Doch es kam noch wesentlich dramatischer als es die Medien verbreiteten. Knapp  vier Monate nach unserem Dierhagen - Urlaub meldete " Schlecker " Insolvenz an. Eine diskutierte Rettung in Form einer staatlichen Bürgschaft und / oder finanzieller Hilfen für den taumelnden Riesen wurde von Berlin aus kategorisch abgelehnt. Das Kanzleramt bewertete dieses Ereignis mit den Worten: " Schlecker sei nicht system - relevant. " Aus, basta, Schluss mit der Knechterei von Frauen mittleren Alters in den Tausenden Filialen. Vorbei war es mit dem arroganten, im Sinne eines Feudalherren auftretenden Anton Schlecker und dessen Frau gegenüber den Mitarbeiterinnen, wenn das Ehepaar sich zu einem der gefürchteten Testeinkäufe in einer Filiale einfand und die dortigen, oft unter bezahlten Frauen " zur Schnecke machte ", weil es in dem Geschäft nicht so lief, wie es die Herrschaften wünschten. Vorbei war es auch mit der ständigen Angst der Verkäuferinnen Opfer eines bewaffneten Überfalls werden zu können, weil die Filiale nur mit einer einzigen Person besetzt war und zudem polizeiliche Hilfe nicht sofort angefordert werden konnte,weil von dem als " Sklaventreiber " und " Pfennigfuchser " gefürchteten Schlecker, in sämtlichen Filialen ein Telefonanschluss fehlte. Er wolle nicht, dass das Personal möglicherweise " Privatgespräche " führe, gab der einstige " Drogeriekönig " an.

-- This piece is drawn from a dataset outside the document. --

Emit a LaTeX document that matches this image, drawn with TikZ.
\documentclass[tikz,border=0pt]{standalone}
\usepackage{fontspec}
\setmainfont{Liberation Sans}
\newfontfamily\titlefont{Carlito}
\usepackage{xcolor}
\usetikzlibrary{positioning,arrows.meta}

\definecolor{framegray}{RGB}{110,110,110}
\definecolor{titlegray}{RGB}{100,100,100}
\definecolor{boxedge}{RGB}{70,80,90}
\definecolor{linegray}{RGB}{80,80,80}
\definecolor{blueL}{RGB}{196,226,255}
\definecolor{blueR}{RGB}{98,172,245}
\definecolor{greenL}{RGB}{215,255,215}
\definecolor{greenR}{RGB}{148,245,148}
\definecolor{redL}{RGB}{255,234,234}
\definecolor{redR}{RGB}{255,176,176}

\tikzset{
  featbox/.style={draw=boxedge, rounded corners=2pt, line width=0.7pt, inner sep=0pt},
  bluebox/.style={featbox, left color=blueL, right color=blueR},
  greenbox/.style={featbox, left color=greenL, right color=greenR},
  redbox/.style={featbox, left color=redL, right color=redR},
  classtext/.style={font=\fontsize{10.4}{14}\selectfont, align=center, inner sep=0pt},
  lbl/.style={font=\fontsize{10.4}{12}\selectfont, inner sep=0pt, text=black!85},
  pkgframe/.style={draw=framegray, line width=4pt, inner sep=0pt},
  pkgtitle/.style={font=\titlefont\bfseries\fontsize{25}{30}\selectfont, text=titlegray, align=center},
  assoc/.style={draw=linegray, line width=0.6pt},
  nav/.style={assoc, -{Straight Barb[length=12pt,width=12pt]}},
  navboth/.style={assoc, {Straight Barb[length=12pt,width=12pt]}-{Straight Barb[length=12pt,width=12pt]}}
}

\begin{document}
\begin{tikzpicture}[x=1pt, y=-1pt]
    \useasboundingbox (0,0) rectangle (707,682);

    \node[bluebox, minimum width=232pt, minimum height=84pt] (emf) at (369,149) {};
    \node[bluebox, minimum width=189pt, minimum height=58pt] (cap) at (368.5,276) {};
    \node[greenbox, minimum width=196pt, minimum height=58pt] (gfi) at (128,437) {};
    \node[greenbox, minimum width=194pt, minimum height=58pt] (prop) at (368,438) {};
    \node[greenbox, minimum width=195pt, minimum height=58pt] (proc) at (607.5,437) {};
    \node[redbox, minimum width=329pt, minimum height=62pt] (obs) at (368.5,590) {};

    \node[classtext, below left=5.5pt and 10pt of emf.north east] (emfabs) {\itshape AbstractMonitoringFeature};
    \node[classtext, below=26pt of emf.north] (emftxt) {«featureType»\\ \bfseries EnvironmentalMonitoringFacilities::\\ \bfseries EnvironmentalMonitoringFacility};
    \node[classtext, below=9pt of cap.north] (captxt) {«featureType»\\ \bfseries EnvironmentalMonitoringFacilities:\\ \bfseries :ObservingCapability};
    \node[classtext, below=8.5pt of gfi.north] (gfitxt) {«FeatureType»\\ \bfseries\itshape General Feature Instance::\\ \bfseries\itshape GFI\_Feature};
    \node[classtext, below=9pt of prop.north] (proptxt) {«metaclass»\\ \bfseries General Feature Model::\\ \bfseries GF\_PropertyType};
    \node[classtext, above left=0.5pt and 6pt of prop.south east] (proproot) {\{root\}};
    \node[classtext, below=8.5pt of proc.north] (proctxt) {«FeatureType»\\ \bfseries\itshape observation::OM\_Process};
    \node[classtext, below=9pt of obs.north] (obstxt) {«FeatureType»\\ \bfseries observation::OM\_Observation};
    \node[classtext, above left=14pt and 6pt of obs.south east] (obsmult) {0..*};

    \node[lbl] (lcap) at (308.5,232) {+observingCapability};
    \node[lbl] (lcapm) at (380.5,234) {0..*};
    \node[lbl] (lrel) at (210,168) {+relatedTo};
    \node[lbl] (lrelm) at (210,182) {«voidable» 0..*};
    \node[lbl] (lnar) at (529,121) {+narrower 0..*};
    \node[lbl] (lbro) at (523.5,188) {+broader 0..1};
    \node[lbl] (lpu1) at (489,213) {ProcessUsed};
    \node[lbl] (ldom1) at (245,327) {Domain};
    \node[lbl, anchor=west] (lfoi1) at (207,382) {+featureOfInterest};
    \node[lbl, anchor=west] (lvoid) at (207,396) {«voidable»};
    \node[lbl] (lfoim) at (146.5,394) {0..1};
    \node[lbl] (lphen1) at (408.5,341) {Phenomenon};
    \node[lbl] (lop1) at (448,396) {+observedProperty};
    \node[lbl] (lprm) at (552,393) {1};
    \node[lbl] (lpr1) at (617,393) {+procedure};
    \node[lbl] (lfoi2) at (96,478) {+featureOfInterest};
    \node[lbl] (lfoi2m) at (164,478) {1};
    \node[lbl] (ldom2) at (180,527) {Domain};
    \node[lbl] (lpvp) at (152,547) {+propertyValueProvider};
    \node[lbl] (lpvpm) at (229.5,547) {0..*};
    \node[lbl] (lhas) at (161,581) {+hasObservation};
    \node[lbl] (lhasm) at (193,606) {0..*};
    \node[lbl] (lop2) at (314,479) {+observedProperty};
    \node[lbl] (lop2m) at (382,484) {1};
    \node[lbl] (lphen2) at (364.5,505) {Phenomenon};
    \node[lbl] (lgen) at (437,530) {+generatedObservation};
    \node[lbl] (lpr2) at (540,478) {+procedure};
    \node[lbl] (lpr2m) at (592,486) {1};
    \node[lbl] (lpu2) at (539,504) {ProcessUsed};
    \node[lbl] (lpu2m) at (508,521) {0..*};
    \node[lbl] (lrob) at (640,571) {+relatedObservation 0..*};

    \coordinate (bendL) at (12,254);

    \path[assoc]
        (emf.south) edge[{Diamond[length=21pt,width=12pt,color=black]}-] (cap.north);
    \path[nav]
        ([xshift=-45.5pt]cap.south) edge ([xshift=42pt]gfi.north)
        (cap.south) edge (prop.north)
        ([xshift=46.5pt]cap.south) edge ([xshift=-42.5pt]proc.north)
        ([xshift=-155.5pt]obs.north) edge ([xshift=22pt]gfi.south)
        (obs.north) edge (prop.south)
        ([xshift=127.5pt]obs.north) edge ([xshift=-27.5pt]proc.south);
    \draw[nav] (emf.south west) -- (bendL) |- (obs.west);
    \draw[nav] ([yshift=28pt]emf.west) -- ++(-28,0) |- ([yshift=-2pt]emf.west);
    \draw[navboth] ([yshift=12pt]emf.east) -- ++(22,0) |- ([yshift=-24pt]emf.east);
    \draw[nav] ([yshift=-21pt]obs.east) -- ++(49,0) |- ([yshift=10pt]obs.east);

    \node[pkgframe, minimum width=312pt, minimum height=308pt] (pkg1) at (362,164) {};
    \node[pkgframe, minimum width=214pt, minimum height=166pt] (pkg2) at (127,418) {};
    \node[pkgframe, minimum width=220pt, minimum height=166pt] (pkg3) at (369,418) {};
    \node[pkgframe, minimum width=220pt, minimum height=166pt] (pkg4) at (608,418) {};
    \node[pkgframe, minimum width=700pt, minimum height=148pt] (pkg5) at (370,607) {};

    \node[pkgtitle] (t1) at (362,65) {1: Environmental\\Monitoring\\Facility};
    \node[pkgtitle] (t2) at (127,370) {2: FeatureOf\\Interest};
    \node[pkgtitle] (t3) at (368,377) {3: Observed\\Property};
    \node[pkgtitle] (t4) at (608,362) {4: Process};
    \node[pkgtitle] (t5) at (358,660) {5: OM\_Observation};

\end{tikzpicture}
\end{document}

Nach der Insolvenz seines Königreichs flossen aber viele Tränen seiner weiblichen Untertanen. Sie waren über viele Jahre bei dem Ehringer " Drogerie - König " beschäftigt gewesen und hätten sich trotz der kritikwürdigen Arbeitsbedingungen dort immer wohl gefühlt. Dass es dort ab und an zu arbeitsrechtlichen Verstößen kam, focht jene Trauernde dann doch nicht so an.

https://de.wikipedia.org/wiki/Schlecker#Kritik_am_Schlecker-Konzern

Nach dem Insolvenzantrag wurde das " Schlecker " - Imperium abgewickelt. Konzernteile, wie beispielsweise die Filialkette in Österreich konnten verkauft werden. Der größte Teil des einstigen Imperium indes wurde für immer in den Boden der westdeutschen Wirtschaftsgeschichte gestampft.

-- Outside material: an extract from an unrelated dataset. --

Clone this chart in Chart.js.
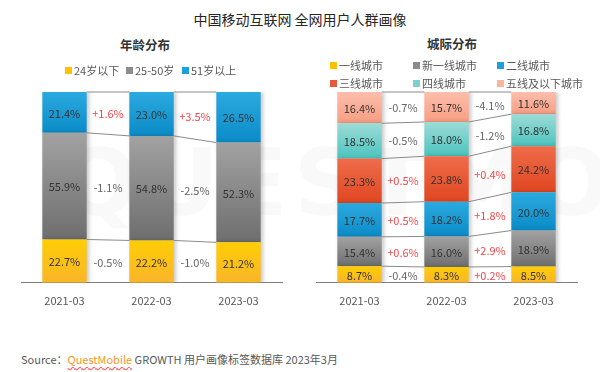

https://de.wikipedia.org/wiki/Schlecker#Insolvenz_Anfang_2012

Nach 37 Jahren machte der eingetragene Kaufmann Anton Schlecker aus Ehringen an der schönen brauen Donau die Mücke.

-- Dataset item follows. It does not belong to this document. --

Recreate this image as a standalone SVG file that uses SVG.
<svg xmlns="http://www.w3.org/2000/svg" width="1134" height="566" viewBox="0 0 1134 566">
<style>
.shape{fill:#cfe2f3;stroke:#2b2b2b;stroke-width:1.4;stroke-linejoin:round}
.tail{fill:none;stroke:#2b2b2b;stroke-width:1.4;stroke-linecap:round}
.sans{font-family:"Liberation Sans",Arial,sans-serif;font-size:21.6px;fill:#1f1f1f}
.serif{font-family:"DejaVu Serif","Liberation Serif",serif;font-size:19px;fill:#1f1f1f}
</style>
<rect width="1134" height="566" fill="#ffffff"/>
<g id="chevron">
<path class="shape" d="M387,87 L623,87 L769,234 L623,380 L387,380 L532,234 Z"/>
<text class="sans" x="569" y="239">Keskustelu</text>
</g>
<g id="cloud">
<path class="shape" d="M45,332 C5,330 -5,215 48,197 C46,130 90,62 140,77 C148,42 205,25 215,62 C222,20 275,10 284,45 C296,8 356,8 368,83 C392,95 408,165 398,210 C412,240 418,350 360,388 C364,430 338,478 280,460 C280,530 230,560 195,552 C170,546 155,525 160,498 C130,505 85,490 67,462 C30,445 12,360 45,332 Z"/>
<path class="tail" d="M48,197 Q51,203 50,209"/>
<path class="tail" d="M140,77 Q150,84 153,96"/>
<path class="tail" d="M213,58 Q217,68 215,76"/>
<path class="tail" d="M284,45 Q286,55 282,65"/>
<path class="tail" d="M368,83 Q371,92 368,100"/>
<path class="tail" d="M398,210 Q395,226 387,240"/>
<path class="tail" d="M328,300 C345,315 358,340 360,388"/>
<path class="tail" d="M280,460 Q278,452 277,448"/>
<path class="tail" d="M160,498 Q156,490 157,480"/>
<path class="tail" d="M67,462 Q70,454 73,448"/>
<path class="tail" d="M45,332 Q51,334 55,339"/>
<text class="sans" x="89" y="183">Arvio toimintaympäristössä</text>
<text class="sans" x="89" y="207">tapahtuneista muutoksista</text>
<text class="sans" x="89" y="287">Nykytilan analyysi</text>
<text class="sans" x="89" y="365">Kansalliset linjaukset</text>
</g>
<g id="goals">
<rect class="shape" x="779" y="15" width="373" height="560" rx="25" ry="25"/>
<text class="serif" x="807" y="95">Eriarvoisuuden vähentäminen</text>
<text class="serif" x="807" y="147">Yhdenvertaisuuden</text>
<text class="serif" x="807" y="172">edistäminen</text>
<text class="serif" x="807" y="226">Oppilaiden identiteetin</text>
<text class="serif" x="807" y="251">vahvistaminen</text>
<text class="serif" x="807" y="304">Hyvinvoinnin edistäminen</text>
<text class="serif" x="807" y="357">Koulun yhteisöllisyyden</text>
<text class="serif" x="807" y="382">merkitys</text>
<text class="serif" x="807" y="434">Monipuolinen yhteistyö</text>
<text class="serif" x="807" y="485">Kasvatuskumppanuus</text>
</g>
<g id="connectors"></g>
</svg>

Das aus seiner Dierhagener Fiale vor 9 Jahren erworbene Mückenspray indes lebte noch länger. Bis vor einigen Tagen. Da musste ich den immer nicht nicht verbrauchten Flüssigkeitsrest aus der Plasteflasche umfüllen. Der Pumpmechanismus hatte buchstäblich den Geist aufgegeben. Es kam nur noch Luft aus dem Zerstäuber. Nichts gegen mögliche, Blut saugende Mücken, also. Ich füllte den Rest der Flüssigkeit in eine Flasche der einstigen Konkurrenz. Die gelb - blaue " AS " - Flasche war nun leer und zur Entsorgung bereit in den Gelben Sack. So, wie das gesamte " Schlecker " - Imperium einst auch.